O extraordinário diplomata da ONU, na definição de tantos líderes mundiais, combinava rigor e simpatia, erudição e pés no chão, clareza e coragem, generosidade e humanismo. Irradiava um dom de persuasão que poucas pessoas têm. Vieira de Mello tinha charme, elegância e uma vontade imensa de viver num mundo mais justo, sem guerras, sem conflitos sangrentos, sem refugiados e oprimidos. Sua meta, missão e sacerdócio: os direitos humanos. Mas o seu legado não pode nem vai parar.

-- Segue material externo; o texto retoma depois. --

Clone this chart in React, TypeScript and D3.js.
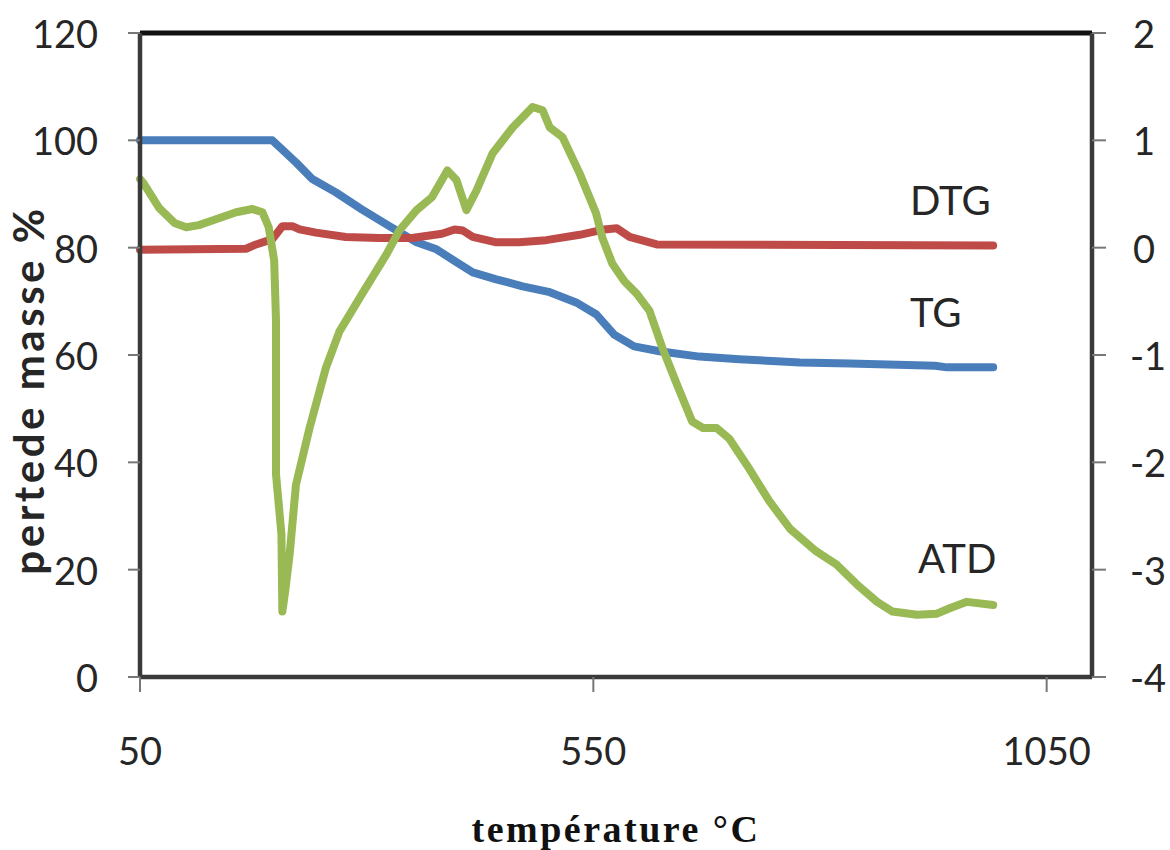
import React from "react";
import * as d3 from "d3";

// Temperature grid (°C) and measured curves
const tgTemp = [50, 196, 222, 240, 266, 295, 325, 355, 377, 399, 417, 443, 472, 502, 531, 553, 573, 595, 623, 667, 711, 778, 833, 927, 940, 991];
const tgMass = [100, 100, 95.9, 92.8, 90.3, 87.1, 84.0, 81.0, 79.7, 77.3, 75.4, 74.1, 72.8, 71.7, 69.8, 67.6, 63.8, 61.6, 60.7, 59.7, 59.2, 58.6, 58.4, 58.0, 57.7, 57.7];

const dtgTemp = [50, 167, 178, 196, 207, 218, 226, 244, 277, 314, 350, 383, 397, 406, 417, 443, 468, 498, 535, 562, 576, 590, 620, 991];
const dtgValue = [-0.02, -0.01, 0.03, 0.08, 0.2, 0.2, 0.17, 0.14, 0.1, 0.09, 0.09, 0.13, 0.17, 0.16, 0.1, 0.05, 0.05, 0.07, 0.12, 0.17, 0.18, 0.1, 0.03, 0.02];

const atdTemp = [50, 54, 71, 88, 101, 115, 129, 156, 174, 185, 192, 198, 200, 200, 206, 207, 210, 215, 222, 237, 255, 270, 295, 322, 336, 355, 372, 383, 389, 399, 410, 421, 439, 461, 483, 494, 502, 516, 535, 553, 560, 571, 584, 598, 612, 626, 642, 659, 671, 686, 700, 722, 744, 767, 796, 818, 841, 863, 880, 907, 929, 943, 962, 991];
const atdValue = [0.64, 0.6, 0.37, 0.23, 0.19, 0.21, 0.25, 0.33, 0.36, 0.33, 0.19, -0.12, -0.68, -2.11, -2.67, -3.39, -3.21, -2.86, -2.21, -1.68, -1.12, -0.78, -0.43, -0.06, 0.16, 0.35, 0.47, 0.63, 0.72, 0.63, 0.35, 0.53, 0.88, 1.12, 1.31, 1.28, 1.12, 1.03, 0.69, 0.32, 0.09, -0.15, -0.31, -0.43, -0.59, -0.93, -1.27, -1.62, -1.68, -1.68, -1.78, -2.06, -2.36, -2.62, -2.83, -2.95, -3.14, -3.3, -3.39, -3.42, -3.41, -3.36, -3.3, -3.33];

const xTicks = [50, 550, 1050];
const leftTicks = [0, 20, 40, 60, 80, 100, 120];
const rightTicks = [-4, -3, -2, -1, 0, 1, 2];

const seriesLabels = [
  { text: "DTG", x: 910, y: 215 },
  { text: "TG", x: 910, y: 327 },
  { text: "ATD", x: 918, y: 573 },
];

const W = 1170;
const H = 850;
const plot = { left: 140, right: 1092, top: 33, bottom: 677 };

const sans = "Lato, 'Open Sans', sans-serif";

export default function App() {
  const x = d3.scaleLinear().domain([50, 1100]).range([plot.left, plot.right]);
  const yL = d3.scaleLinear().domain([0, 120]).range([plot.bottom, plot.top]);
  const yR = d3.scaleLinear().domain([-4, 2]).range([plot.bottom, plot.top]);

  const lineL = d3
    .line<[number, number]>()
    .x((d) => x(d[0]))
    .y((d) => yL(d[1]));
  const lineR = d3
    .line<[number, number]>()
    .x((d) => x(d[0]))
    .y((d) => yR(d[1]));

  const tg = tgTemp.map((t, i) => [t, tgMass[i]] as [number, number]);
  const dtg = dtgTemp.map((t, i) => [t, dtgValue[i]] as [number, number]);
  const atd = atdTemp.map((t, i) => [t, atdValue[i]] as [number, number]);

  const axisColor = "#3a3a3a";
  const textColor = "#262626";

  return (
    <svg
      width={W}
      height={H}
      style={{ position: "absolute", left: 0, top: 0, background: "#fff" }}
    >
      <rect x={0} y={0} width={W} height={H} fill="#fff" />

      {/* curves */}
      <g fill="none" strokeWidth={8} strokeLinejoin="round" strokeLinecap="round">
        <path d={lineL(tg) ?? ""} stroke="#4A7EBB" />
        <path d={lineR(dtg) ?? ""} stroke="#BE4B48" />
        <path d={lineR(atd) ?? ""} stroke="#98B954" />
      </g>

      {/* frame */}
      <line x1={plot.left} x2={plot.right} y1={plot.top} y2={plot.top} stroke="#111" strokeWidth={5} />
      <line x1={plot.left} x2={plot.right} y1={plot.bottom} y2={plot.bottom} stroke={axisColor} strokeWidth={4.5} />
      <line x1={plot.left} x2={plot.left} y1={plot.top} y2={plot.bottom} stroke={axisColor} strokeWidth={4.5} />
      <line x1={plot.right} x2={plot.right} y1={plot.top} y2={plot.bottom} stroke={axisColor} strokeWidth={4.5} />

      {/* left axis */}
      {leftTicks.map((t) => (
        <g key={"l" + t}>
          <line x1={plot.left - 12} x2={plot.left} y1={yL(t)} y2={yL(t)} stroke="#777" strokeWidth={2} />
          <text
            x={98}
            y={yL(t)}
            textAnchor="end"
            dominantBaseline="central"
            fontFamily={sans}
            fontSize={38}
            fill={textColor}
          >
            {t}
          </text>
        </g>
      ))}

      {/* right axis */}
      {rightTicks.map((t) => (
        <g key={"r" + t}>
          <line x1={plot.right} x2={plot.right + 14} y1={yR(t)} y2={yR(t)} stroke="#777" strokeWidth={2} />
          <text
            x={t < 0 ? 1130 : 1133}
            y={yR(t)}
            textAnchor="start"
            dominantBaseline="central"
            fontFamily={sans}
            fontSize={38}
            fill={textColor}
          >
            {t}
          </text>
        </g>
      ))}

      {/* bottom axis */}
      {xTicks.map((t) => (
        <g key={"x" + t}>
          <line x1={x(t)} x2={x(t)} y1={plot.bottom} y2={plot.bottom + 15} stroke="#777" strokeWidth={2} />
          <text
            x={x(t)}
            y={765}
            textAnchor="middle"
            fontFamily={sans}
            fontSize={38}
            fill={textColor}
          >
            {t}
          </text>
        </g>
      ))}

      {/* series labels */}
      {seriesLabels.map((l) => (
        <text key={l.text} x={l.x} y={l.y} fontFamily={sans} fontSize={40} fill={textColor}>
          {l.text}
        </text>
      ))}

      {/* axis titles */}
      <text
        transform="translate(44,390) rotate(-90)"
        textAnchor="middle"
        fontFamily={sans}
        fontWeight={700}
        fontSize={42}
        letterSpacing={3.5}
        fill={textColor}
      >
        pertede masse %
      </text>
      <text
        x={616}
        y={842}
        textAnchor="middle"
        fontFamily="'Liberation Serif', 'DejaVu Serif', serif"
        fontWeight={700}
        fontSize={38}
        letterSpacing={2.5}
        fill="#111"
      >
        température °C
      </text>
    </svg>
  );
}
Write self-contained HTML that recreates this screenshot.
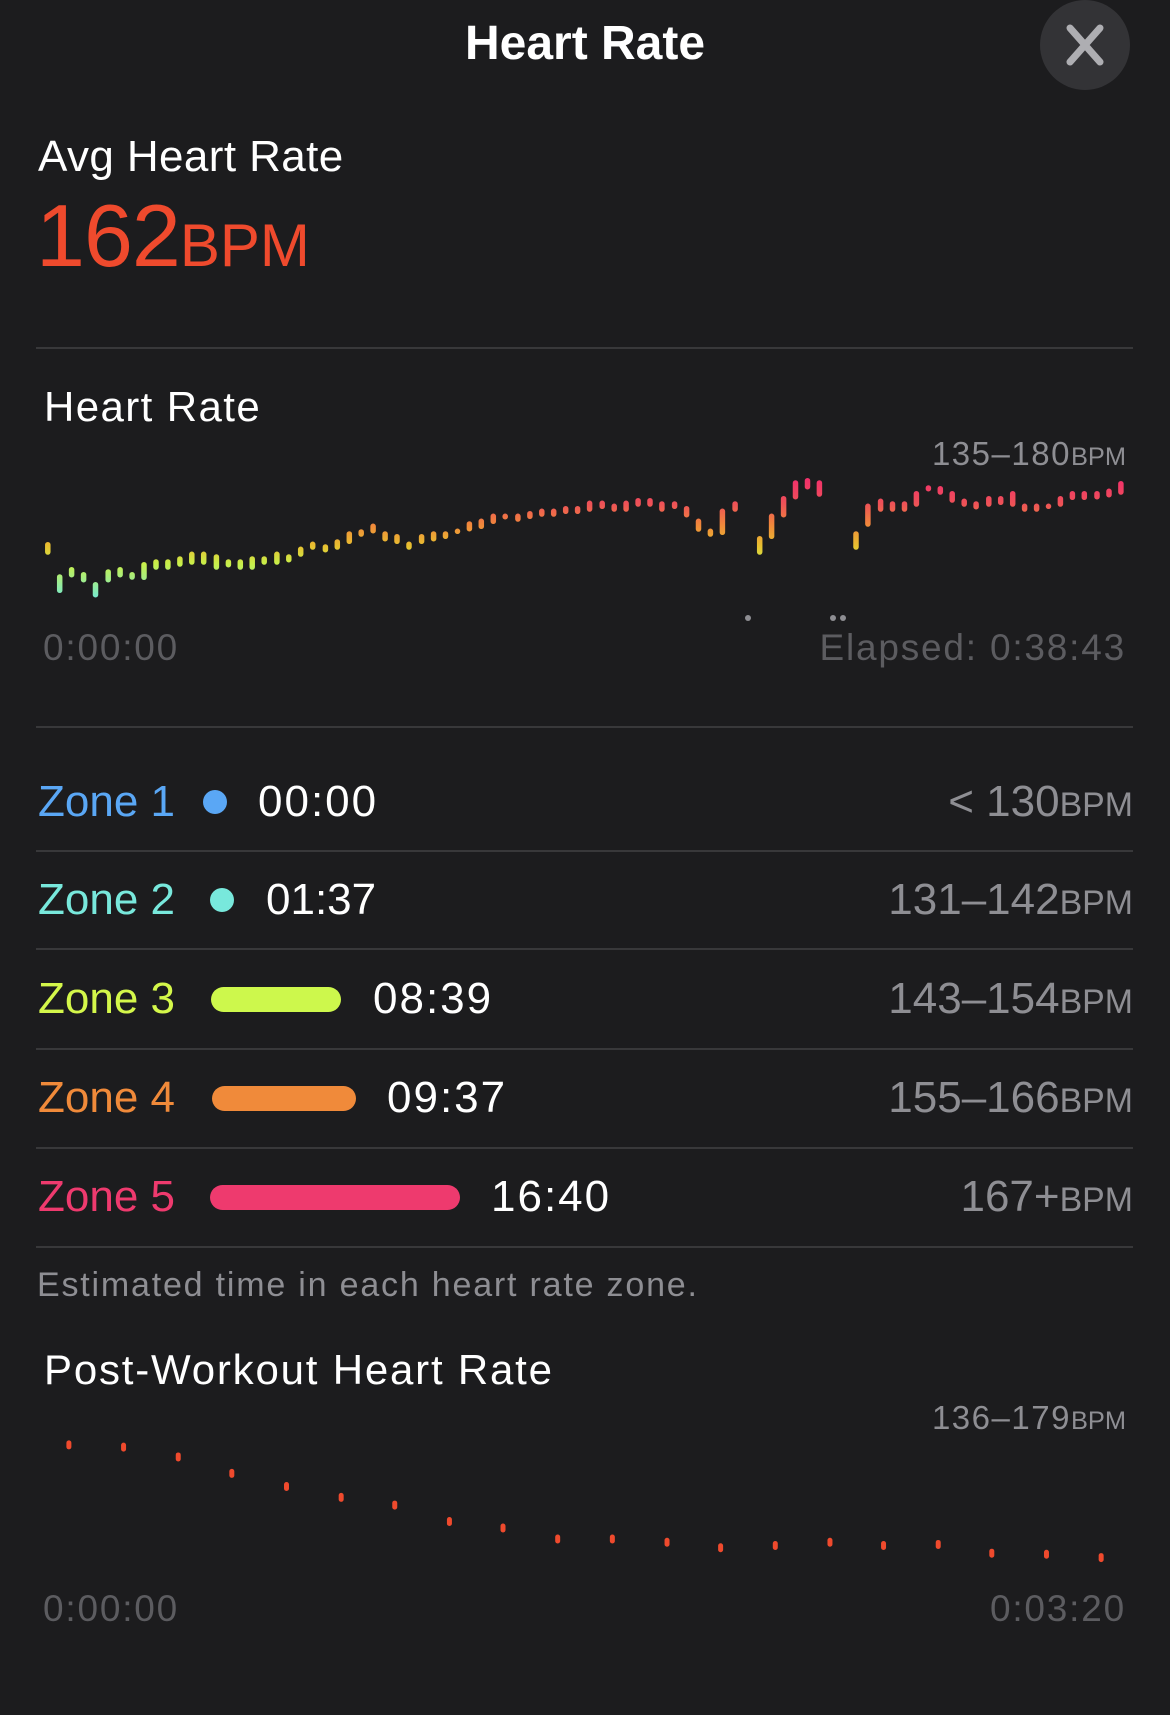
<!DOCTYPE html>
<html><head><meta charset="utf-8">
<style>
html,body{margin:0;padding:0;background:#1c1c1e;}
body{width:1170px;height:1715px;position:relative;overflow:hidden;font-family:"Liberation Sans",sans-serif;}
.t{position:absolute;line-height:1;white-space:nowrap;}
.r{text-align:right;}
.hr{position:absolute;left:36px;width:1097px;height:2px;background:#38383a;}
.g{color:#8e8e93;}
.d{color:#5c5c60;}
.sm{font-size:0.77em;letter-spacing:0;}
.tm{letter-spacing:2px;}
</style></head><body>
<div class="t" style="left:0;width:1170px;text-align:center;top:20px;font-size:48px;color:#fff;font-weight:bold;">Heart Rate</div>
<div style="position:absolute;left:1040px;top:0;width:90px;height:90px;border-radius:50%;background:#333336;"></div>
<svg style="position:absolute;left:1040px;top:0" width="90" height="90"><path d="M30 28 L60 62 M60 28 L30 62" stroke="#aeaeb2" stroke-width="7" stroke-linecap="round"/></svg>

<div class="t" style="left:38px;top:135px;font-size:44px;color:#fff;letter-spacing:0.4px;">Avg Heart Rate</div>
<div class="t" style="left:36px;top:192px;font-size:88px;color:#ef4a2d;letter-spacing:-1px;">162<span style="font-size:60px;letter-spacing:0">BPM</span></div>
<div class="hr" style="top:347px"></div>

<div class="t" style="left:44px;top:386px;font-size:42px;color:#fff;letter-spacing:1.4px;">Heart Rate</div>
<div class="t r g" style="right:44px;top:437px;font-size:33px;letter-spacing:1.5px;">135–180<span class="sm">BPM</span></div>
<svg id="ch" style="position:absolute;left:0;top:0" width="1170" height="700">
<defs><linearGradient id="gr" gradientUnits="userSpaceOnUse" x1="0" y1="480" x2="0" y2="600">
<stop offset="0" stop-color="#f2316b"/><stop offset="0.2" stop-color="#ee5257"/><stop offset="0.38" stop-color="#f08a3a"/><stop offset="0.55" stop-color="#e8c030"/><stop offset="0.7" stop-color="#c8f04a"/><stop offset="1" stop-color="#70e8d8"/></linearGradient></defs>
<g id="bars" stroke="url(#gr)" stroke-width="5.5" stroke-linecap="round"></g>
<circle cx="748" cy="618" r="3" fill="#8e8e93"/><circle cx="833" cy="618" r="3" fill="#8e8e93"/><circle cx="843" cy="618" r="3" fill="#8e8e93"/>
</svg>
<div class="t d" style="left:43px;top:629px;font-size:37px;letter-spacing:1.8px;">0:00:00</div>
<div class="t r d" style="right:44px;top:629px;font-size:37px;letter-spacing:1.8px;">Elapsed: 0:38:43</div>
<div class="hr" style="top:726px"></div>

<div class="t" style="left:38px;top:780px;font-size:44px;color:#5aa7f5;">Zone 1</div>
<div style="position:absolute;left:203px;top:790px;width:24px;height:24px;border-radius:50%;background:#5aa7f5"></div>
<div class="t tm" style="left:258px;top:780px;font-size:44px;color:#fff;">00:00</div>
<div class="t r g" style="right:37px;top:780px;font-size:44px;">&lt; 130<span class="sm">BPM</span></div>
<div class="hr" style="top:850px"></div>

<div class="t" style="left:38px;top:878px;font-size:44px;color:#78e8dc;">Zone 2</div>
<div style="position:absolute;left:210px;top:888px;width:24px;height:24px;border-radius:50%;background:#78e8dc"></div>
<div class="t" style="left:266px;top:878px;font-size:44px;color:#fff;">01:37</div>
<div class="t r g" style="right:37px;top:878px;font-size:44px;">131–142<span class="sm">BPM</span></div>
<div class="hr" style="top:948px"></div>

<div class="t" style="left:38px;top:977px;font-size:44px;color:#d4f74a;">Zone 3</div>
<div style="position:absolute;left:211px;top:987px;width:130px;height:25px;border-radius:13px;background:#cdf84c"></div>
<div class="t tm" style="left:373px;top:977px;font-size:44px;color:#fff;">08:39</div>
<div class="t r g" style="right:37px;top:977px;font-size:44px;">143–154<span class="sm">BPM</span></div>
<div class="hr" style="top:1048px"></div>

<div class="t" style="left:38px;top:1076px;font-size:44px;color:#f08a3a;">Zone 4</div>
<div style="position:absolute;left:212px;top:1086px;width:144px;height:25px;border-radius:13px;background:#f08a3a"></div>
<div class="t tm" style="left:387px;top:1076px;font-size:44px;color:#fff;">09:37</div>
<div class="t r g" style="right:37px;top:1076px;font-size:44px;">155–166<span class="sm">BPM</span></div>
<div class="hr" style="top:1147px"></div>

<div class="t" style="left:38px;top:1175px;font-size:44px;color:#ee3a6e;">Zone 5</div>
<div style="position:absolute;left:210px;top:1185px;width:250px;height:25px;border-radius:13px;background:#ee3a6e"></div>
<div class="t tm" style="left:491px;top:1175px;font-size:44px;color:#fff;">16:40</div>
<div class="t r g" style="right:37px;top:1175px;font-size:44px;">167+<span class="sm">BPM</span></div>
<div class="hr" style="top:1246px"></div>

<div class="t g" style="left:37px;top:1268px;font-size:34px;letter-spacing:1.8px;">Estimated time in each heart rate zone.</div>
<div class="t" style="left:44px;top:1349px;font-size:42px;color:#fff;letter-spacing:1.8px;">Post-Workout Heart Rate</div>
<div class="t r g" style="right:44px;top:1401px;font-size:33px;letter-spacing:1.5px;">136–179<span class="sm">BPM</span></div>
<svg id="pw" style="position:absolute;left:0;top:1400px" width="1170" height="200"></svg>
<div class="t d" style="left:43px;top:1590px;font-size:37px;letter-spacing:1.8px;">0:00:00</div>
<div class="t r d" style="right:44px;top:1590px;font-size:37px;letter-spacing:1.8px;">0:03:20</div>

<script>
var B=[[64,428,462],[80,525,577],[96,503,530],[112,518,545],[128,548,590],[145,510,545],[161,503,530],[177,518,537],[193,488,538],[209,480,507],[225,480,507],[241,471,498],[257,457,492],[273,457,492],[290,465,507],[306,480,500],[322,480,507],[338,471,507],[354,471,492],[371,457,492],[387,465,485],[403,442,468],[419,427,447],[436,435,455],[452,420,447],[468,396,430],[484,390,408],[500,373,398],[516,396,422],[532,404,430],[548,427,447],[565,404,430],[581,396,422],[597,396,415],[613,388,400],[629,366,392],[645,358,385],[661,343,370],[677,343,356],[694,343,363],[710,335,355],[726,328,348],[742,328,348],[758,320,340],[774,320,340],[790,304,333],[807,304,325],[823,313,333],[839,304,333],[855,296,318],[871,296,318],[887,306,333],[904,306,325],[920,320,350],[936,358,393],[952,388,408],[968,328,403],[985,306,333],[1018,410,462],[1034,343,415],[1050,290,350],[1066,243,296],[1082,236,266],[1098,243,288],[1147,396,447],[1163,313,378],[1180,298,333],[1196,306,333],[1212,306,333],[1228,275,318],[1244,260,270],[1260,260,282],[1276,275,306],[1292,298,318],[1308,306,326],[1325,290,318],[1341,290,313],[1357,275,318],[1373,313,333],[1389,313,333],[1405,313,325],[1421,290,318],[1437,275,298],[1453,275,298],[1470,275,296],[1486,268,290],[1502,245,282]];
var g=document.getElementById('bars'),s='';
B.forEach(function(b){var x=(b[0]/1.34).toFixed(1),y1=(400+b[1]/3+2).toFixed(1),y2=(400+b[2]/3-2).toFixed(1);s+='<line x1="'+x+'" y1="'+y1+'" x2="'+x+'" y2="'+y2+'"/>';});
g.innerHTML=s;
var P=[[63,1321],[113,1323],[163,1332],[212,1347],[262,1359],[312,1369],[361,1376],[411,1391],[460,1397],[510,1407],[560,1407],[610,1410],[659,1415],[709,1413],[759,1410],[808,1413],[858,1412],[907,1420],[957,1421],[1007,1424]],t='';
P.forEach(function(p){var x=p[0]*1.0935,y=p[1]*1.0938-1400;t+='<line x1="'+x+'" y1="'+(y-2)+'" x2="'+x+'" y2="'+(y+2)+'" stroke="#ef4a2d" stroke-width="5" stroke-linecap="round"/>';});
document.getElementById('pw').innerHTML=t;
</script>
</body></html>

Para o secretário-geral da ONU, Kofi Annan, Vieira de Mello era o diplomata mais brilhante de toda a organização

A trajetória de Vieira de Mello é tão rica de idealismo e de paixão pela vida que se tornou um patrimônio de toda a humanidade, como tantos países reconhecem. Um de seus maiores talentos era o respeito à cultura dos povos nos países onde era convidado a trabalhar. Uma sabedoria genuinamente brasileira, sublinhe-se. Ele acreditava na soberania de cada povo e jamais teve medo de dizer isso nos encontros de cúpula da ONU. Em Nova York, cobrou dos EUA e da Inglaterra medidas mais claras para devolver a soberania de nação ao Iraque. Teve imensa empatia pelo sofrimento do povo iraquiano e chegou a afirmar que também não gostaria de ver tanques de outros países desfilando pelos calçadões de Copacabana.
A preocupação e a delicadeza de Vieira de Mello com a diversidade cultural dos países sempre foi tão grande que, no Timor Leste, apenas para citar um exemplo, fez questão de aprender o tétum, a língua local, e foi visitar cada uma das províncias que compõem até hoje essa nação recém-criada, com o intuito de tranquilizar a população e esclarecer as suas intenções mais sinceras.
Vieira de Mello foi um herói do humanismo. Um mártir dos direitos humanos. Um líder que ajudou a semear a paz mundial com suas campanhas humanitárias. O planeta ficou menos exuberante sem a sua elegância apaixonada, a sua clarividência sempre tão radiante, o seu modo simples e informal de ser, não distinguindo reis, rainhas, presidentes e líderes mundiais de refugiados, banidos, excluídos do mundo civilizado.
Para o secretário-geral da ONU, Kofi Annan, Vieira de Mello era o diplomata mais brilhante de toda a organização. Um brasileiro que honrou o seu país no exterior, ajudando a imprimir garra e profissionalismo na imagem do Brasil no resto do mundo. Precisamos agora resgatar o sorriso iluminado, o calor humano de Sérgio e lutar, sempre em paz, pelos direitos humanos no nosso bairro, em cada esquina da nossa cidade, no nosso Estado, no nosso país e no nosso planeta.
Um pequeno gesto pode mudar o mundo, pode alterar o ciclo da história. Este é um dos principais ensinamentos de Sérgio Vieira de Mello. Seu legado tem de continuar nas ações solidárias de todos nós.

Milú Villela, 56, empresária, é presidente do Faça Parte-Instituto Brasil Voluntário, do MAM (Museu de Arte Moderna de São Paulo) e do Instituto Itaú Cultural.